Irving Newman was born in the Bronx on Feb. 21, 1941, the youngest of four children. His father made ties in the garment district. His mother was a homemaker. Irving didn’t like his first name, so around age 6 he told people to call him Rick. The name stuck.

Newman excelled in drawing and planned to study graphic arts, but after graduating high school he started working in bars, managing several before he opened Catch a Rising Star.

Newman’s greatest asset as the impresario of Catch a Rising Star was his personality. Budd Friedman, the founder of the Improv, could be gruff and intimidating, especially to newcomers. Newman could have been the host of “The Love Boat,” Lewis once said.

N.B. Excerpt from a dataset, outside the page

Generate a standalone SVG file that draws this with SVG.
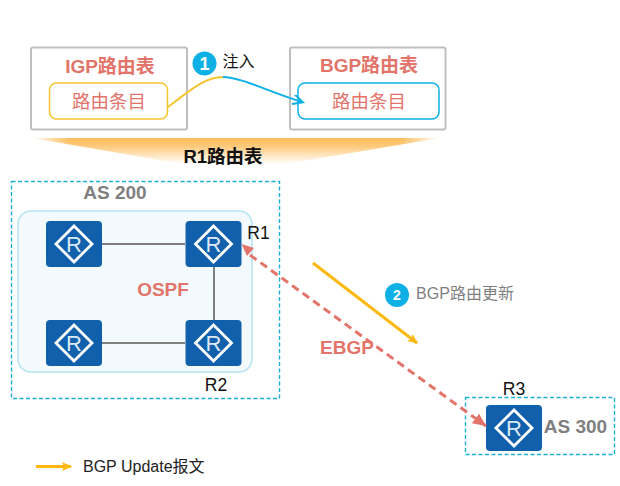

“The great thing about Catch a Rising Star was that the vibe was so lighthearted and so warm and filled with so much fun and joy,” Lewis said. “It was absolutely one of the one of the great venues in my career.”

Newman brought on Richard Fields as a partner in 1982, but they clashed, and Fields became the sole owner in 1986, trying to expand around the country. The original Catch location closed in 1993. Newman went on to produce other comedy ventures through the years, though none as big as Catch a Rising Star.

Survivors include his wife, the former Krysi Mulvihill, whom he married in 2003, and two children from a previous marriage to Tammy Newman.

Newman’s death, coming so close to Belzer’s, left Crystal thinking back to his early days at Catch, how he’d listen to a cassette tape recording of his set while driving home to his wife and their baby. Crystal was a substitute teacher then. He was also at a crossroads.

“Either I’m going to do this, this comedy that I always thought I could do,” Crystal said, “or I’m taking the teaching job I was just offered.”

He was grateful for the timing and how he seized it.

“If Rick wasn’t as welcoming, and if (Belzer) wasn’t as encouraging, I might be just grateful I had tenure as a teacher and that I still had my health benefits,” Crystal said, laughing.